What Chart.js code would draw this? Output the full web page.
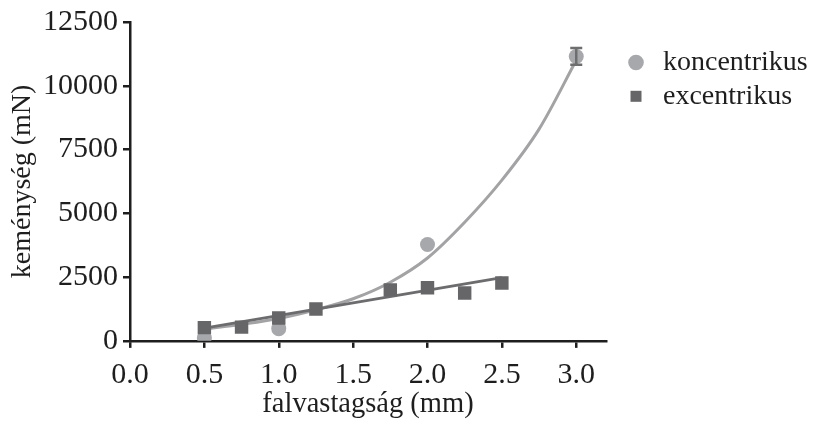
<!DOCTYPE html>
<html>
<head>
<meta charset="utf-8">
<style>
  html, body { margin: 0; padding: 0; background: #fff; }
  #wrap { width: 822px; height: 424px; }
</style>
<script src="https://cdn.jsdelivr.net/npm/chart.js"></script>
</head>
<body>
<div id="wrap"><canvas id="hardness"></canvas></div>
<script>
    // measured points
    const koncX = [0.5, 1.0, 2.0, 3.0];
    const koncY = [120, 480, 3780, 11150];
    const koncErr = [0, 0, 0, 330];

    const excX = [0.5, 0.75, 1.0, 1.25, 1.75, 2.0, 2.25, 2.5];
    const excY = [520, 540, 900, 1250, 2000, 2080, 1880, 2270];

    // fitted curves
    const koncFitX = [0.5, 0.75, 1.0, 1.25, 1.5, 1.75, 2.0, 2.25, 2.5, 2.75, 3.0];
    const koncFitY = [460, 650, 880, 1220, 1650, 2300, 3250, 4650, 6300, 8300, 11000];
    const excFitX = [0.5, 2.5];
    const excFitY = [500, 2480];

    const xTicks = [0.0, 0.5, 1.0, 1.5, 2.0, 2.5, 3.0];
    const yTicks = [0, 2500, 5000, 7500, 10000, 12500];

    const ink = '#1e1e1e';
    const serif = "'Liberation Serif', 'Times New Roman', serif";
    const toPts = (xs, ys) => xs.map((v, i) => ({ x: v, y: ys[i] }));

    // vertical error bars for the koncentrikus points
    const errorBars = {
        id: 'errorBars',
        afterDatasetsDraw(chart) {
            const { ctx, scales: { x, y } } = chart;
            ctx.save();
            ctx.strokeStyle = '#6e6e6e';
            ctx.lineWidth = 2.5;
            koncX.forEach((v, i) => {
                const e = koncErr[i];
                if (!e) return;
                const px = x.getPixelForValue(v);
                const top = y.getPixelForValue(koncY[i] + e);
                const bot = y.getPixelForValue(koncY[i] - e);
                ctx.beginPath();
                ctx.moveTo(px, top); ctx.lineTo(px, bot);
                ctx.moveTo(px - 6, top); ctx.lineTo(px + 6, top);
                ctx.moveTo(px - 6, bot); ctx.lineTo(px + 6, bot);
                ctx.stroke();
            });
            ctx.restore();
        }
    };

    Chart.defaults.font.family = serif;
    Chart.defaults.color = ink;

    new Chart(document.getElementById('hardness'), {
        type: 'scatter',
        data: {
            datasets: [{
                label: 'koncentrikus',
                data: toPts(koncX, koncY),
                pointStyle: 'circle',
                pointRadius: 7.5,
                backgroundColor: '#a7a8ab',
                borderColor: '#a7a8ab',
                borderWidth: 0,
                order: 2
            }, {
                label: 'excentrikus',
                data: toPts(excX, excY),
                pointStyle: 'rect',
                pointRadius: 9.5,
                backgroundColor: '#666668',
                borderColor: '#666668',
                borderWidth: 0,
                order: 1
            }, {
                label: 'fit-konc',
                data: toPts(koncFitX, koncFitY),
                showLine: true,
                pointRadius: 0,
                borderColor: '#a3a3a5',
                borderWidth: 3,
                cubicInterpolationMode: 'monotone',
                order: 4
            }, {
                label: 'fit-exc',
                data: toPts(excFitX, excFitY),
                showLine: true,
                pointRadius: 0,
                borderColor: '#6c6c6e',
                borderWidth: 3,
                order: 3
            }]
        },
        options: {
            responsive: true,
            maintainAspectRatio: false,
            animation: false,
            layout: { padding: { top: 22, right: 14, bottom: 16, left: 0 } },
            plugins: {
                tooltip: { enabled: false },
                legend: {
                    position: 'right',
                    align: 'start',
                    title: { display: true, text: '', font: { size: 9.5, lineHeight: 1 }, padding: 0 },
                    labels: {
                        usePointStyle: true,
                        boxWidth: 26,
                        boxHeight: 11,
                        padding: 17,
                        color: ink,
                        font: { size: 28, lineHeight: 0.6 },
                        sort: (a, b) => a.datasetIndex - b.datasetIndex,
                        generateLabels: chart => Chart.defaults.plugins.legend.labels.generateLabels(chart)
                            .filter(l => l.datasetIndex < 2)
                            .map(l => Object.assign(l, { text: [l.text] }))
                    }
                }
            },
            scales: {
                x: {
                    type: 'linear',
                    min: 0,
                    max: 3.2,
                    afterBuildTicks: axis => { axis.ticks = xTicks.map(v => ({ value: v })); },
                    grid: { display: true, drawOnChartArea: false, drawTicks: true, tickLength: 7, color: ink, lineWidth: 2.5 },
                    border: { display: true, color: ink, width: 2.5 },
                    ticks: {
                        color: ink,
                        padding: 12,
                        maxRotation: 0,
                        font: { size: 30, lineHeight: 1 },
                        callback: v => Number(v).toFixed(1)
                    },
                    title: { display: true, text: 'falvastagság (mm)', color: ink, font: { size: 28.5, lineHeight: 0.215 }, padding: 0 }
                },
                y: {
                    type: 'linear',
                    min: 0,
                    max: 12500,
                    afterBuildTicks: axis => { axis.ticks = yTicks.map(v => ({ value: v })); },
                    grid: { display: true, drawOnChartArea: false, drawTicks: true, tickLength: 7, color: ink, lineWidth: 2.5 },
                    border: { display: true, color: ink, width: 2.5 },
                    ticks: {
                        color: ink,
                        padding: 5,
                        font: { size: 30, lineHeight: 1 },
                        callback: v => String(v)
                    },
                    title: { display: true, text: 'keménység (mN)', color: ink, font: { size: 28, lineHeight: 1 }, padding: { top: 9, bottom: 1 } }
                }
            }
        },
        plugins: [errorBars]
    });
</script>
</body>
</html>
-*-
Challenge :: Your task is to return the lines above, from the first one up to and including the line containing "const koncErr = [0, 0, 0, 330];", minus any pictures.

Completed task ::
What Chart.js code would draw this? Output the full web page.
<!DOCTYPE html>
<html>
<head>
<meta charset="utf-8">
<style>
  html, body { margin: 0; padding: 0; background: #fff; }
  #wrap { width: 822px; height: 424px; }
</style>
<script src="https://cdn.jsdelivr.net/npm/chart.js"></script>
</head>
<body>
<div id="wrap"><canvas id="hardness"></canvas></div>
<script>
    // measured points
    const koncX = [0.5, 1.0, 2.0, 3.0];
    const koncY = [120, 480, 3780, 11150];
    const koncErr = [0, 0, 0, 330];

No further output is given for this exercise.